As she is sitting on grandpa's lap she says, "Grandpa, can you make a sound like a frog?"
"A sound like a frog? Well, sure Grandpa can make a sound like a frog."
The girl says, "OK, please make a sound like a frog?"
Perplexed, her granddad says, "Sweetheart, why do you want me to make a sound like a frog?"
And the little girl says, "Because Grandma said that when you croak, we're going to go to Disneyland.".
As Herman was driving down the freeway, his cell phone rang. Answering, he heard his wife's voice urgently warning him, "Herman, I just heard on the news that there's a car going the wrong way on 280 Interstate. Please be careful!"
"It's not just one car," said Herman. "It's hundreds of them!"
Jack knows his co-worker to be a normally conservative fellow and is curious about his sudden change in his fashion sense. Jack finally walks up to him and says, "I didn't know you were into earrings."
"Don't make such a big deal, it's only an earring," he replies sheepishly.
Jack falls silent for a few minutes, but then his curiosity prods him to ask, "So, how long have you been wearing it?"
"Ever since my wife found it in my truck."
Ate salad for dinner! Mostly croutons & tomatoes. Really just one big, round crouton covered with tomato sauce. And cheese. FINE, it was a pizza. I ate a pizza.
An elderly man in New York calls his son in San Francisco and says, "I hate to ruin your day, but your mother and I are divorcing. Forty five years of misery is enough."
"Pop, what are you talking about?" the son screams.
"We can't stand each other any longer," the old man says. We're sick of each other, and I'm sick of talking about this, so you call your sister in Chicago and tell her," and he hangs up.
Frantic, the son calls his sister, who explodes on the phone. "I wont let them get divorced," she shouts, "I'll take care of this." She calls her father and screams, "You are NOT getting divorced. Don't do a single thing until I get there. I'm calling my brother back, and we'll both be there in two days. Until then, don't do a thing. DO YOU HEAR ME?" and hangs up.
The old man hangs up his phone and turns to his wife. "OK, honey," he says, "They're coming for Thanksgiving and paying their own fares. Now what will we do to get them here for Christmas?"
An engineer, a priest, and a doctor are trying to enjoying a round of golf. Ahead of them is a group playing so slowly and inexpertly that in frustration the three ask the greenkeeper for an explanation. "That's a group of blind firefighters," they are told. "They lost their sight saving our clubhouse last year, so we let them play for free." The priest says, "I will say a prayer for them tonight." The doctor says, "Let me ask my ophthalmologist colleagues if anything can be done for them." And the engineer says, "Why can't they play at night?"
A man called home to his wife and said, "Honey, I have been asked to go fishing at a big lake up in Canada with my boss and several of his friends. We'll be gone for a week. This is a good opportunity for me to get that promotion I've been wanting, so would you please pack my clothes for a week and set out my rod and tackle box. We're leaving from the office and I will swing by the house to pick my things up. And please pack my new pajamas."
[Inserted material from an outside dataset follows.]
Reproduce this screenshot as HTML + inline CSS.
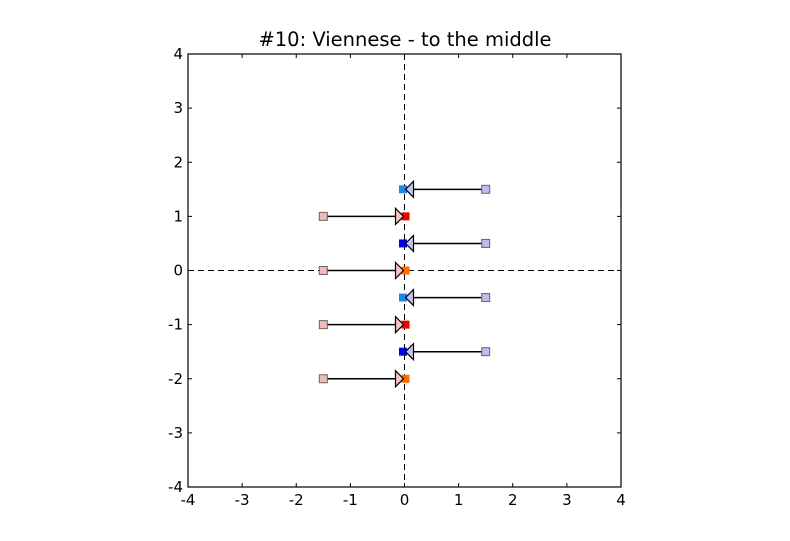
<!DOCTYPE html>
<html><head><meta charset="utf-8"><style>
body{margin:0;background:#fff;}
svg{display:block;font-family:"DejaVu Sans","Liberation Sans",sans-serif;}
</style></head><body>
<svg id="c" width="790" height="541">
<text x="405" y="46" font-size="19.5" text-anchor="middle">#10: Viennese - to the middle</text>
<g id="marks"></g>
<g id="axes"></g>
</svg>
<script>
const startX=[1.5,-1.5,1.5,-1.5,1.5,-1.5,1.5,-1.5];
const endX=[0,0,0,0,0,0,0,0];
const rowY=[1.5,1,0.5,0,-0.5,-1,-1.5,-2];
const endColors=['#1e88e0','#ee0000','#0000dd','#ff6a00','#1e88e0','#ee0000','#0000dd','#ff6a00'];
const ticks=[-4,-3,-2,-1,0,1,2,3,4];
const L=188,R=621,T=54,B=487;
const sx=v=>L+(v+4)/8*(R-L), sy=v=>B-(v+4)/8*(B-T);
const NS='http://www.w3.org/2000/svg';
const m=document.getElementById('marks'), a=document.getElementById('axes');
function mk(p,tag,at){const e=document.createElementNS(NS,tag);for(const k in at)e.setAttribute(k,at[k]);p.appendChild(e);return e;}
let e;
e=mk(m,'line',{x1:sx(0),x2:sx(0),y1:T,y2:B,stroke:'#000','stroke-dasharray':'6,4'});


e=mk(m,'line',{x1:L,x2:R,y1:sy(0),y2:sy(0),stroke:'#000','stroke-dasharray':'6,4'});


for(let i=0;i<rowY.length;i++){
  const y=sy(rowY[i]), x0=sx(startX[i]), x1=sx(endX[i]);
  const dir=Math.sign(x1-x0);
  const pale=dir<0?'#bbbbee':'#f2bbbb', head=dir<0?'#c4c4f4':'#f6c4c4';
  e=mk(m,'line',{x1:x0,x2:x1,y1:y,y2:y,stroke:'#000','stroke-width':1.5});
  
  
  e=mk(m,'rect',{x:x0-4,y:y-4,width:8,height:8,fill:pale,stroke:'#666'});
  
  
  const ex=x1+(dir<0?-1.5:1);
  e=mk(m,'rect',{x:ex-4,y:y-4,width:8,height:8,fill:endColors[i]});
  
  
  const tip=x1-dir*1, base=tip-dir*8;
  e=mk(m,'polygon',{points:`${tip},${y} ${base},${y-8} ${base},${y+8}`,fill:head,stroke:'#000','stroke-width':1.2});
  
  
}
e=mk(a,'rect',{x:L,y:T,width:R-L,height:B-T,fill:'none',stroke:'#000','stroke-width':1.2});


ticks.forEach(t=>{
  const x=sx(t), y=sy(t);
  mk(a,'line',{x1:x,x2:x,y1:B,y2:B-4,stroke:'#000'});
  mk(a,'line',{x1:x,x2:x,y1:T,y2:T+4,stroke:'#000'});
  mk(a,'line',{x1:L,x2:L+4,y1:y,y2:y,stroke:'#000'});
  mk(a,'line',{x1:R,x2:R-4,y1:y,y2:y,stroke:'#000'});
  e=mk(a,'text',{x:x,y:B+18,'font-size':15,'text-anchor':'middle'});e.textContent=t;
  
  
  e=mk(a,'text',{x:L-5,y:y+5,'font-size':15,'text-anchor':'end'});e.textContent=t;
  
  
});
</script>
</body></html>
The wife thinks this sounds a little fishy but she did exactly what her husband asked. The following weekend he came home a little tired but otherwise looking good.
His wife welcomed him home and asked if he caught many fish. He replied, "Yes! Lots of Walleye, some Bluegill, and a few Pike. But why didn't you pack my new pajamas like I asked you to do?"
The wife replies, "I did. They were in your tackle box."
George loved to write. He wrote articles, compositions, poems, anything he could think of he wrote. Although he tried desperately to have his hard work published he was never able to find anyone interested.
A year into his writing career he bumped into one of his friends at a supermarket.
"Harry am I glad to see you! Do you know that my readership doubled since I last saw you!?"
"Congratulations!" Said Harry barely glancing up from the meat he was examining, "Nobody told me you got married!"